Catch is we work with the wiggles playing in the background and a toddler who likes to climb on us and 'help' :)
 
Wow - really interesting thread!
It is interesting reading everyone elses posts, and I guess in many ways I am in the same/similar possition.

I was working in a good paying possition (+$100k/pa) and had a couple of properties. I was always considered the prodigal son - the "young gun" if you will. I climbed the ladder young, real young- Hell - I was going places man!!!!
After a bit though, I realised that I had chewed away 6 years of my life working, lucky for me I had invested pretty heavily so was doing ok.
Then the strangest thing happend - I realised I didnt 'need' the money any more and my attituded changed. The classic "frankly my dear - I dont give a damn".
You would think that it would adversly affect my carreer. But in fact the opposite happend. Because I couldnt care about my day job, I could challenge my superiors without fear or retribution. My default position was sitting on the beach or sitting in the office (lock in a thanks eddie). It actually helped my career - I could say what I thought - and I did - and (most) people liked it.
Anyway I ended up changing jobs to a new industry, and now work overseas. I get 20weeks a year leave, travel all over the world and earn more. And still, I hardly give a damn.

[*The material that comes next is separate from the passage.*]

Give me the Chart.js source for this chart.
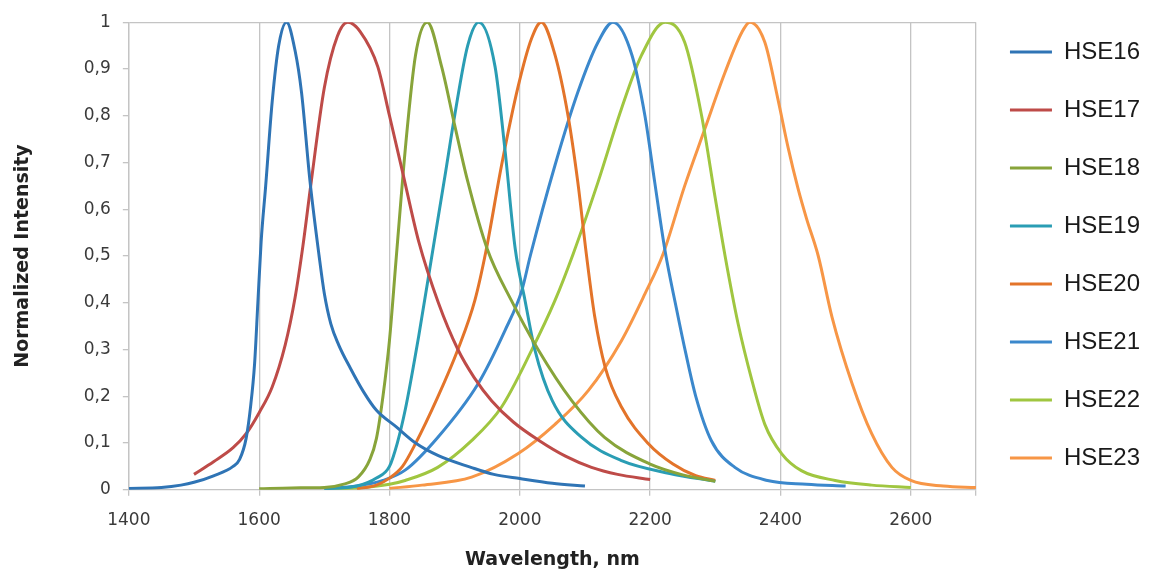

However my goal is still to have no full time job, just work casually when I feel like it - with most of my income coming from IP's & shares.

Bring on 35!

Blacky.
 
Majority of the people I know who have attempted time away from the workforce have always gone back to work due to boredom.

Just means they don't lead interesting enough lives in my opinion! I'll be 28 next month and (though im not yet in the financial position to quit) I could easily walk away from the work force and stay away.

I enjoy what I do, but getting out will never come soon enough.